保険証の発行は停止されたけど

マイナ保険証の利用率はまだ低いですが、従来型の健康保険証の新規発行は、当初の計画通り停止されました。

いまのところ、保険証はまだ使えるので、医療現場での混乱は(少なくとも当院では)まだありません。

国は医療機関にインセンティブを与えて、マイナ保険証の利用率を上げようと躍起になっています。

「医療DX推進体制整備加算」もその1つで、加算点数は3段階、例えるなら、松・竹・梅、があります。

現在「松」の加算を得るためには、医療機関の「マイナ保険証利用率」が15%以上であることが要件です。

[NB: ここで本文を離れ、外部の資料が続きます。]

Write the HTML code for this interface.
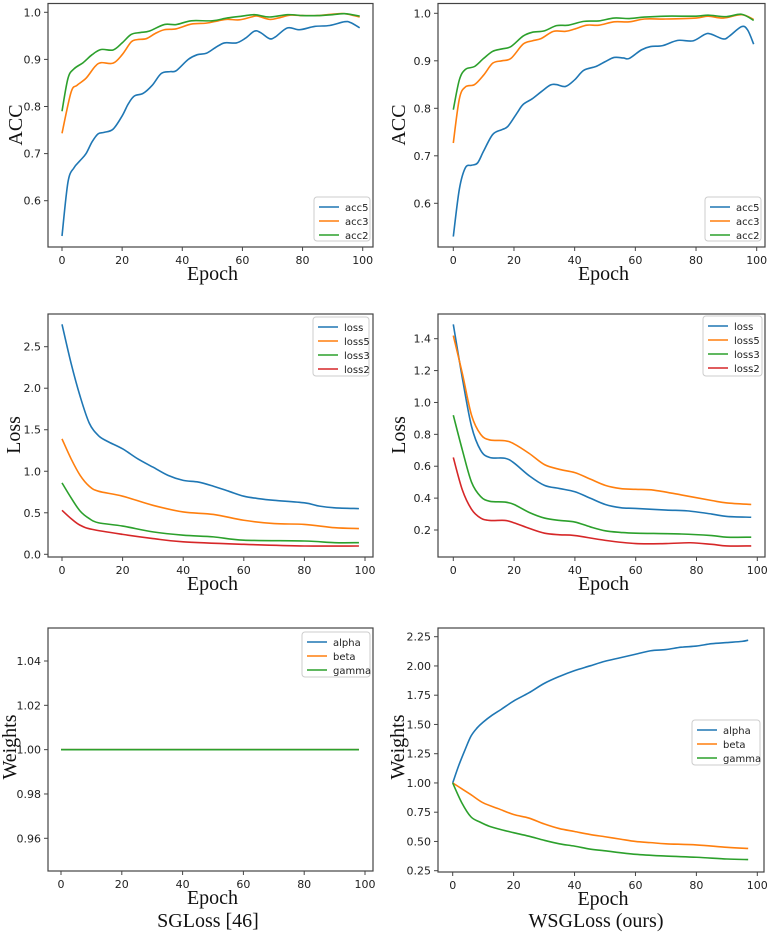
<!DOCTYPE html>
<html><head><meta charset="utf-8">
<style>
html,body{margin:0;padding:0;background:#fff;}
svg{display:block;}
.tk{font-family:"DejaVu Sans","Liberation Sans",sans-serif;font-size:11px;fill:#222;}
.lg{font-family:"DejaVu Sans","Liberation Sans",sans-serif;font-size:10px;fill:#222;}
.ax{font-family:"Liberation Serif",serif;font-size:20px;fill:#111;}
.cap{font-family:"Liberation Serif",serif;font-size:20px;fill:#111;}
</style></head>
<body>
<svg id="fig" width="771" height="935" viewBox="0 0 771 935" xmlns="http://www.w3.org/2000/svg">
<text class="cap" x="208" y="927" text-anchor="middle">SGLoss [46]</text>
<text class="cap" x="596" y="927" text-anchor="middle">WSGLoss (ours)</text>
</svg>
<script>
// ---------- data ----------
const xTicks = [0,20,40,60,80,100];
const accTicks = [0.6,0.7,0.8,0.9,1.0];
const lossTicksL = [0.0,0.5,1.0,1.5,2.0,2.5];
const lossTicksR = [0.2,0.4,0.6,0.8,1.0,1.2,1.4];
const wTicksL = [0.96,0.98,1.00,1.02,1.04];
const wTicksR = [0.25,0.50,0.75,1.00,1.25,1.50,1.75,2.00,2.25];

const accNames = ["acc5","acc3","acc2"];
const lossNames = ["loss","loss5","loss3","loss2"];
const wNames = ["alpha","beta","gamma"];

// SGLoss accuracy
const sgAcc5X = [0,2,4,6,8,10,12,14,17,20,22,24,27,30,33,36,38,42,45,48,51,54,58,61,64,66,69,71,75,79,84,89,94,96,99];
const sgAcc5Y = [0.525,0.64,0.67,0.685,0.70,0.725,0.742,0.745,0.752,0.78,0.805,0.822,0.828,0.845,0.87,0.874,0.876,0.90,0.91,0.913,0.925,0.935,0.935,0.945,0.96,0.957,0.944,0.948,0.967,0.963,0.97,0.972,0.98,0.978,0.967];
const sgAcc3X = [0,3,5,8,11,13,17,20,23,25,28,31,34,38,43,48,52,55,59,63,65,69,72,76,80,85,90,94,99];
const sgAcc3Y = [0.743,0.83,0.845,0.86,0.885,0.893,0.892,0.91,0.937,0.942,0.944,0.955,0.963,0.965,0.975,0.977,0.982,0.985,0.984,0.99,0.992,0.985,0.988,0.994,0.993,0.993,0.996,0.997,0.99];
const sgAcc2X = [0,2,4,7,10,13,17,20,23,26,29,34,38,43,50,55,60,64,69,75,80,85,90,94,99];
const sgAcc2Y = [0.79,0.86,0.88,0.893,0.91,0.921,0.92,0.935,0.953,0.957,0.96,0.974,0.974,0.982,0.982,0.988,0.992,0.995,0.99,0.995,0.993,0.993,0.995,0.997,0.992];
// WSGLoss accuracy
const wsAcc5X = [0,2,4,6,8,10,13,16,18,21,23,26,29,32,34,37,40,43,47,50,53,56,58,62,65,69,74,79,83,85,89,91,95,97,99];
const wsAcc5Y = [0.53,0.63,0.675,0.68,0.685,0.71,0.745,0.755,0.762,0.79,0.808,0.82,0.835,0.849,0.85,0.846,0.86,0.88,0.888,0.898,0.907,0.906,0.905,0.923,0.93,0.932,0.943,0.942,0.956,0.956,0.946,0.952,0.972,0.965,0.935];
const wsAcc3X = [0,2,4,7,10,13,16,19,23,26,29,33,37,40,44,48,53,58,63,70,80,84,89,95,99];
const wsAcc3Y = [0.727,0.82,0.845,0.85,0.87,0.895,0.9,0.905,0.935,0.942,0.947,0.962,0.962,0.967,0.975,0.975,0.982,0.982,0.988,0.988,0.99,0.994,0.99,0.997,0.987];
const wsAcc2X = [0,2,4,7,10,13,16,19,23,26,30,34,38,43,48,53,58,63,70,80,84,90,95,99];
const wsAcc2Y = [0.797,0.86,0.882,0.888,0.905,0.92,0.925,0.93,0.952,0.96,0.963,0.974,0.975,0.983,0.984,0.99,0.989,0.992,0.994,0.994,0.996,0.993,0.998,0.985];
// SGLoss loss
const sgLossX = [0,3,6,9,12,15,20,25,30,35,40,45,50,55,60,65,70,80,85,90,98];
const sgLossY = [2.77,2.3,1.9,1.58,1.43,1.36,1.27,1.15,1.05,0.95,0.89,0.87,0.82,0.76,0.70,0.67,0.65,0.62,0.58,0.56,0.55];
const sgLoss5X = [0,3,6,9,12,20,30,40,50,60,70,80,90,98];
const sgLoss5Y = [1.39,1.15,0.95,0.82,0.76,0.70,0.59,0.51,0.48,0.41,0.37,0.36,0.32,0.31];
const sgLoss3X = [0,3,6,9,12,20,30,40,50,60,80,90,98];
const sgLoss3Y = [0.86,0.68,0.52,0.43,0.38,0.34,0.27,0.23,0.21,0.17,0.16,0.14,0.14];
const sgLoss2X = [0,3,6,10,20,30,40,60,80,98];
const sgLoss2Y = [0.53,0.43,0.35,0.30,0.24,0.19,0.15,0.12,0.10,0.10];
// WSGLoss loss
const wsLossX = [0,3,6,9,12,17,20,25,30,35,40,45,50,55,60,70,77,85,90,98];
const wsLossY = [1.49,1.15,0.85,0.70,0.655,0.65,0.62,0.54,0.48,0.46,0.44,0.40,0.36,0.34,0.335,0.325,0.32,0.30,0.285,0.28];
const wsLoss5X = [0,3,6,9,12,17,20,25,30,35,40,45,50,55,60,66,75,85,90,98];
const wsLoss5Y = [1.42,1.18,0.92,0.80,0.765,0.76,0.74,0.68,0.61,0.58,0.56,0.52,0.48,0.46,0.455,0.45,0.42,0.385,0.37,0.36];
const wsLoss3X = [0,3,6,9,12,17,20,25,30,35,40,45,50,55,60,75,85,90,98];
const wsLoss3Y = [0.92,0.70,0.50,0.41,0.38,0.375,0.36,0.31,0.275,0.26,0.25,0.22,0.195,0.185,0.18,0.175,0.165,0.155,0.155];
const wsLoss2X = [0,3,6,9,12,17,20,25,30,35,40,50,60,70,78,85,90,98];
const wsLoss2Y = [0.655,0.45,0.33,0.275,0.26,0.26,0.245,0.21,0.18,0.17,0.165,0.135,0.115,0.115,0.12,0.11,0.10,0.10];
// SGLoss weights (constant)
const sgWX = [0,98];
const sgAlphaY = [1.0,1.0];
const sgBetaY = [1.0,1.0];
const sgGammaY = [1.0,1.0];
// WSGLoss weights
const wsAlphaX = [0,2,4,6,8,10,13,16,20,25,30,35,40,45,50,55,60,65,70,75,80,85,90,95,97];
const wsAlphaY = [1.0,1.15,1.28,1.4,1.47,1.52,1.58,1.63,1.70,1.77,1.85,1.91,1.96,2.0,2.04,2.07,2.10,2.13,2.14,2.16,2.17,2.19,2.20,2.21,2.22];
const wsBetaX = [0,3,6,10,15,20,25,30,35,40,45,50,55,60,65,70,80,90,97];
const wsBetaY = [1.0,0.95,0.90,0.83,0.78,0.73,0.70,0.65,0.61,0.585,0.56,0.54,0.52,0.50,0.49,0.48,0.47,0.45,0.44];
const wsGammaX = [0,3,6,9,12,16,20,25,30,35,40,45,50,60,70,80,90,97];
const wsGammaY = [1.0,0.83,0.71,0.665,0.63,0.60,0.575,0.545,0.51,0.48,0.46,0.435,0.42,0.39,0.375,0.365,0.35,0.345];

const COLORS = ["#1f77b4","#ff7f0e","#2ca02c","#d62728"];
const NS = "http://www.w3.org/2000/svg";
const fig = document.getElementById("fig");

function mk(tag, attrs, parent){
  const e = document.createElementNS(NS, tag);
  for (const k in attrs) e.setAttribute(k, attrs[k]);
  (parent||fig).appendChild(e);
  return e;
}
function smoothPath(pts){
  if (pts.length < 3) return "M"+pts.map(p=>p[0].toFixed(2)+","+p[1].toFixed(2)).join("L");
  let d = "M"+pts[0][0].toFixed(2)+","+pts[0][1].toFixed(2);
  for (let i=0;i<pts.length-1;i++){
    const p0=pts[Math.max(0,i-1)], p1=pts[i], p2=pts[i+1], p3=pts[Math.min(pts.length-1,i+2)];
    const c1=[p1[0]+(p2[0]-p0[0])/6, p1[1]+(p2[1]-p0[1])/6];
    const c2=[p2[0]-(p3[0]-p1[0])/6, p2[1]-(p3[1]-p1[1])/6];
    d += "C"+c1[0].toFixed(2)+","+c1[1].toFixed(2)+" "+c2[0].toFixed(2)+","+c2[1].toFixed(2)+" "+p2[0].toFixed(2)+","+p2[1].toFixed(2);
  }
  return d;
}

function panel(cfg){
  const g = mk("g",{});
  
  
  const xs = v => cfg.x0px + (v-0)*(cfg.x100px-cfg.x0px)/100;
  const ys = v => cfg.ya[1] + (v-cfg.ya[0])*(cfg.yb[1]-cfg.ya[1])/(cfg.yb[0]-cfg.ya[0]);
  const b = cfg.box;
  cfg.series.forEach((s,i)=>{
    const pts = s.x.map((xv,j)=>[xs(xv), ys(s.y[j])]);
    const p = mk("path",{d:smoothPath(pts), fill:"none", stroke:COLORS[i], "stroke-width":1.6, "stroke-linejoin":"round"}, g);
    
    
  });
  const fr = mk("rect",{x:b[0], y:b[1], width:b[2]-b[0], height:b[3]-b[1], fill:"none", stroke:"#444", "stroke-width":1.2}, g);
  
  
  xTicks.forEach(t=>{
    const x = xs(t);
    mk("line",{x1:x,y1:b[3],x2:x,y2:b[3]+4,stroke:"#444","stroke-width":1}, g);
    const tx = mk("text",{x:x,y:b[3]+17,"text-anchor":"middle",class:"tk"}, g);
    tx.textContent = String(t);
    
    
  });
  cfg.yTicks.forEach(t=>{
    const y = ys(t);
    mk("line",{x1:b[0]-4,y1:y,x2:b[0],y2:y,stroke:"#444","stroke-width":1}, g);
    const tx = mk("text",{x:b[0]-7,y:y+4,"text-anchor":"end",class:"tk"}, g);
    tx.textContent = t.toFixed(cfg.dec);
    
    
  });
  const xl = mk("text",{x:(b[0]+b[2])/2+2,y:b[3]+33,"text-anchor":"middle",class:"ax"}, g);
  xl.textContent = "Epoch";
  
  
  const yl = mk("text",{x:0,y:0,"text-anchor":"middle",class:"ax",transform:"translate("+cfg.ylx+","+cfg.yly+") rotate(-90)"}, g);
  yl.textContent = cfg.ylabel;
  
  
  const L = cfg.leg;
  const lg = mk("g",{}, g);
  
  
  mk("rect",{x:L[0],y:L[1],width:L[2],height:L[3],rx:3,fill:"#fff",stroke:"#ccc","stroke-width":1}, lg);
  cfg.series.forEach((s,i)=>{
    const yy = L[1]+10+i*14;
    mk("line",{x1:L[0]+5,y1:yy,x2:L[0]+25,y2:yy,stroke:COLORS[i],"stroke-width":1.6}, lg);
    const t = mk("text",{x:L[0]+31,y:yy+4,class:"lg"}, lg);
    t.textContent = s.n;
    
    
  });
}

panel({name:"sgloss-acc-chart", box:[48,3.5,373,247], x0px:62, x100px:362.7, ya:[1.0,12.3], yb:[0.6,200.7],
  yTicks:accTicks, dec:1, ylabel:"ACC", ylx:22, yly:125, leg:[314,197,56,44],
  series:[{n:accNames[0],x:sgAcc5X,y:sgAcc5Y},{n:accNames[1],x:sgAcc3X,y:sgAcc3Y},{n:accNames[2],x:sgAcc2X,y:sgAcc2Y}]});
panel({name:"wsgloss-acc-chart", box:[438,3.5,765,247], x0px:453.3, x100px:756.7, ya:[1.0,13.3], yb:[0.6,203.3],
  yTicks:accTicks, dec:1, ylabel:"ACC", ylx:405, yly:125, leg:[705,197,56,44],
  series:[{n:accNames[0],x:wsAcc5X,y:wsAcc5Y},{n:accNames[1],x:wsAcc3X,y:wsAcc3Y},{n:accNames[2],x:wsAcc2X,y:wsAcc2Y}]});
panel({name:"sgloss-loss-chart", box:[48,314,373,557], x0px:62, x100px:365, ya:[2.5,346.7], yb:[0.0,554.3],
  yTicks:lossTicksL, dec:1, ylabel:"Loss", ylx:20, yly:435, leg:[313,317,56,59],
  series:[{n:lossNames[0],x:sgLossX,y:sgLossY},{n:lossNames[1],x:sgLoss5X,y:sgLoss5Y},{n:lossNames[2],x:sgLoss3X,y:sgLoss3Y},{n:lossNames[3],x:sgLoss2X,y:sgLoss2Y}]});
panel({name:"wsgloss-loss-chart", box:[438,314,765,557], x0px:453.3, x100px:757.3, ya:[1.4,338.7], yb:[0.2,530],
  yTicks:lossTicksR, dec:1, ylabel:"Loss", ylx:405, yly:435, leg:[703,316,59,60],
  series:[{n:lossNames[0],x:wsLossX,y:wsLossY},{n:lossNames[1],x:wsLoss5X,y:wsLoss5Y},{n:lossNames[2],x:wsLoss3X,y:wsLoss3Y},{n:lossNames[3],x:wsLoss2X,y:wsLoss2Y}]});
panel({name:"sgloss-weights-chart", box:[48,628,373,871], x0px:61, x100px:365, ya:[1.04,661], yb:[0.96,838.3],
  yTicks:wTicksL, dec:2, ylabel:"Weights", ylx:16, yly:747, leg:[302,632,68,45],
  series:[{n:wNames[0],x:sgWX,y:sgAlphaY},{n:wNames[1],x:sgWX,y:sgBetaY},{n:wNames[2],x:sgWX,y:sgGammaY}]});
panel({name:"wsgloss-weights-chart", box:[438,628,764,872], x0px:452.7, x100px:757.3, ya:[2.25,636.7], yb:[0.25,870.7],
  yTicks:wTicksR, dec:2, ylabel:"Weights", ylx:404, yly:747, leg:[692,720,68,45],
  series:[{n:wNames[0],x:wsAlphaX,y:wsAlphaY},{n:wNames[1],x:wsBetaX,y:wsBetaY},{n:wNames[2],x:wsGammaX,y:wsGammaY}]});
</script>
</body></html>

来月からは、30%以上でなければ「松」は取れなくなります。20%以上で「竹」、10%以上なら「梅」です。

当院は30%を超えているので、今月も来月も「松」です。でも全国平均は16%程度と低迷しています。

つまりこのままでは、今月までは「松」だけど来月からは「梅」に落ちる医療機関が多いということです。

で、その加算点数はどのぐらいかと言うと、松11点、竹10点、梅8点です。(1点は10円)

当院を受診される方には、11点(110円)、3割負担の方なら30円程度の窓口負担をいただいています。

このような制度設計では、マイナ保険証利用率が低い病院の方が医療費が安くなるというジレンマを生みます。

まさか「当院はマイナ保険証利用率が低いのでオトクですよ〜」と宣伝するような病院はないでしょうけど。

マイナ保険証のシステム(オンライン資格確認)の導入時に、医療機関は多額の初期投資をしています。

その費用の多くは、国からの補助でまかないました。しかし、通信費などの維持費は、医療機関の手出しです。

専用回線を使うので、そのためだけに通信業者に毎月数千円を払っています。これが永久に続きます。

国は医療機関にちまちまインセンティブを付ける前に、まずシステムの維持費用を負担するのが筋でしょう。